Return a persistent vector of the shape of the object. Dimensions are returned from least-rapidly-changing to most-rapidly-changing.

sub-buffer

(sub-buffer item offset length)(sub-buffer item offset)

Create a sub-buffer (view) of the given buffer.

unchecked-cast

(unchecked-cast value datatype)

Perform an unchecked cast of a value to specific datatype.

vectorized-dispatch-1

(vectorized-dispatch-1 scalar-fn iterable-fn reader-fn options arg1)(vectorized-dispatch-1 scalar-fn iterable-fn reader-fn arg1)(vectorized-dispatch-1 scalar-fn reader-fn arg1)

Perform a vectorized dispatch meaning return a different object depending on the argument type of arg1. If arg1 is scalar, use scalar-fn. If arg1 is an iterable, use iterable-fn. Finally if arg1 is a reader, use reader-fn. The space the operation is to be performed in can be loosely set with :operation-space in the options. The actual space the operation will be performed in (and the return type of the system) is a combination of :operation-space if it exists and the elemwise datatype of arg1. See tech.v3.datatype.casting/widest-datatype for more information.

vectorized-dispatch-2

(vectorized-dispatch-2 scalar-fn iterable-fn reader-fn options arg1 arg2)(vectorized-dispatch-2 scalar-fn reader-fn arg1 arg2)

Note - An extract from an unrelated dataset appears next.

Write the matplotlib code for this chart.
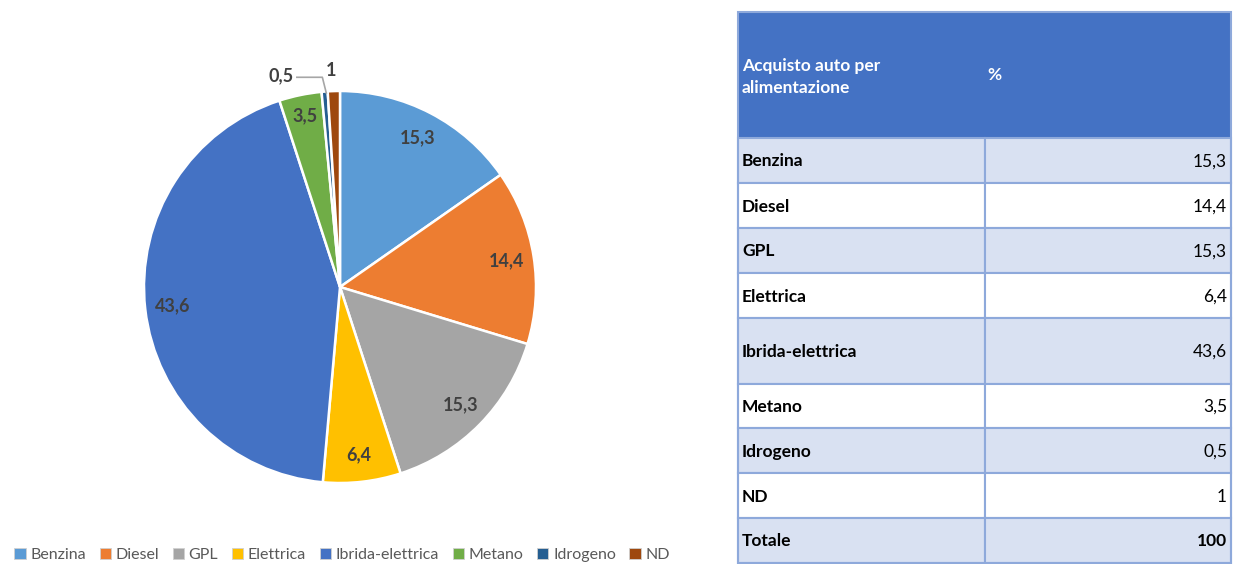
import matplotlib.pyplot as plt
from matplotlib.patches import Rectangle, Patch
import numpy as np

# dati: acquisto auto per alimentazione (%)
categories = ['Benzina', 'Diesel', 'GPL', 'Elettrica', 'Ibrida-elettrica',
              'Metano', 'Idrogeno', 'ND']
values = [15.3, 14.4, 15.3, 6.4, 43.6, 3.5, 0.5, 1]
colors = ['#5B9BD5', '#ED7D31', '#A5A5A5', '#FFC000', '#4472C4',
          '#70AD47', '#255E91', '#9E480E']
header = ['Acquisto auto per\nalimentazione', '%']
total_label = 'Totale'


def fmt(v):
    return f'{v:g}'.replace('.', ',')


plt.rcParams['font.family'] = ['Lato', 'DejaVu Sans']

W, H = 1233, 564
fig = plt.figure(figsize=(W / 100, H / 100), dpi=100)

# --- torta ---
cx, cy, r = 340, 287, 196
ax = fig.add_axes([(cx - r) / W, (H - cy - r) / H, 2 * r / W, 2 * r / H])
wedges, _ = ax.pie(values, colors=colors, startangle=90, counterclock=False,
                   radius=1, wedgeprops=dict(edgecolor='white', linewidth=1.8))
ax.set_xlim(-1, 1)
ax.set_ylim(-1, 1)
ax.axis('off')

cum = np.cumsum([0] + values[:-1])
for i, v in enumerate(values):
    if v < 1.5:
        continue
    ang = np.deg2rad(90 - (cum[i] + v / 2) * 3.6)
    d = 0.86 if v > 5 else 0.89
    ax.text(d * np.cos(ang), d * np.sin(ang), fmt(v), ha='center', va='center',
            fontsize=13, fontweight='bold', color='#404040')

# etichette fuori per le fette piccole
ax.text(-0.30, 1.08, fmt(values[6]), ha='center', va='center', fontsize=13,
        fontweight='bold', color='#404040')
ax.plot([-0.22, -0.09, -0.07], [1.07, 1.07, 0.99], color='#A6A6A6', lw=1.2,
        clip_on=False)
ax.text(-0.046, 1.107, fmt(values[7]), ha='center', va='center', fontsize=13,
        fontweight='bold', color='#404040')

handles = [Patch(facecolor=c, edgecolor='#D0D0D0', linewidth=0.6, label=l)
           for c, l in zip(colors, categories)]
fig.legend(handles=handles, loc='center left', bbox_to_anchor=(0 / W, 1 - 555 / H),
           ncol=8, frameon=False, fontsize=11.5, handlelength=0.7, handleheight=0.7,
           handletextpad=0.3, columnspacing=0.85, labelcolor='#595959')

# --- tabella ---
tx0, tx1, tcol = 738, 1231, 985
row_h = [126, 45, 45, 45, 45, 66, 44, 45, 45, 45]
tax = fig.add_axes([0, 0, 1, 1])
tax.set_xlim(0, W)
tax.set_ylim(H, 0)
tax.axis('off')

border = '#8EA9DB'
fs = 12.5
y = 12
names = [header[0]] + categories + [total_label]
vals = [header[1]] + [fmt(v) for v in values] + [fmt(sum(values))]
for i, (n, v) in enumerate(zip(names, vals)):
    h = row_h[i]
    if i == 0:
        tax.add_patch(Rectangle((tx0, y), tx1 - tx0, h, facecolor='#4472C4',
                                edgecolor='none'))
        tax.text(tx0 + 4, y + h / 2 + 2, n, ha='left', va='center', fontsize=fs,
                 fontweight='bold', color='white', linespacing=1.45)
        tax.text(tcol + 2, y + h / 2, v, ha='left', va='center', fontsize=fs,
                 fontweight='bold', color='white')
    else:
        fc = '#D9E1F2' if i % 2 == 1 else 'white'
        for xa, xb in [(tx0, tcol), (tcol, tx1)]:
            tax.add_patch(Rectangle((xa, y), xb - xa, h, facecolor=fc,
                                    edgecolor=border, linewidth=1.5))
        tax.text(tx0 + 4, y + h / 2 + 1, n, ha='left', va='center', fontsize=fs,
                 fontweight='bold', color='black')
        tax.text(tx1 - 4, y + h / 2 + 1, v, ha='right', va='center', fontsize=fs,
                 fontweight='bold' if n == total_label else 'normal', color='black')
    y += h

tax.add_patch(Rectangle((tx0, 12), tx1 - tx0, y - 12, facecolor='none',
                        edgecolor=border, linewidth=1.5))

fig.savefig('out.png', dpi=100)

Perform a vectorized dispatch meaning return a different object depending on the argument types of arg1 and arg2. If arg1 and arg2 are both scalar, use scalar-fn. If neither argument is a reader, use iterable-fn. Finally if both arguments are readers, use reader-fn. The space the operation is to be performed in can be loosely set with :operation-space in the options. The actual space the operation will be performed in (and the return type of the system) is a combination of :operation-space if it exists and the elemwise datatypes of arg1 and arg2. See tech.v3.datatype.casting/widest-datatype for more information.

writer?

(writer? item)

True if this item is convertible to a Buffer interface that supports writing.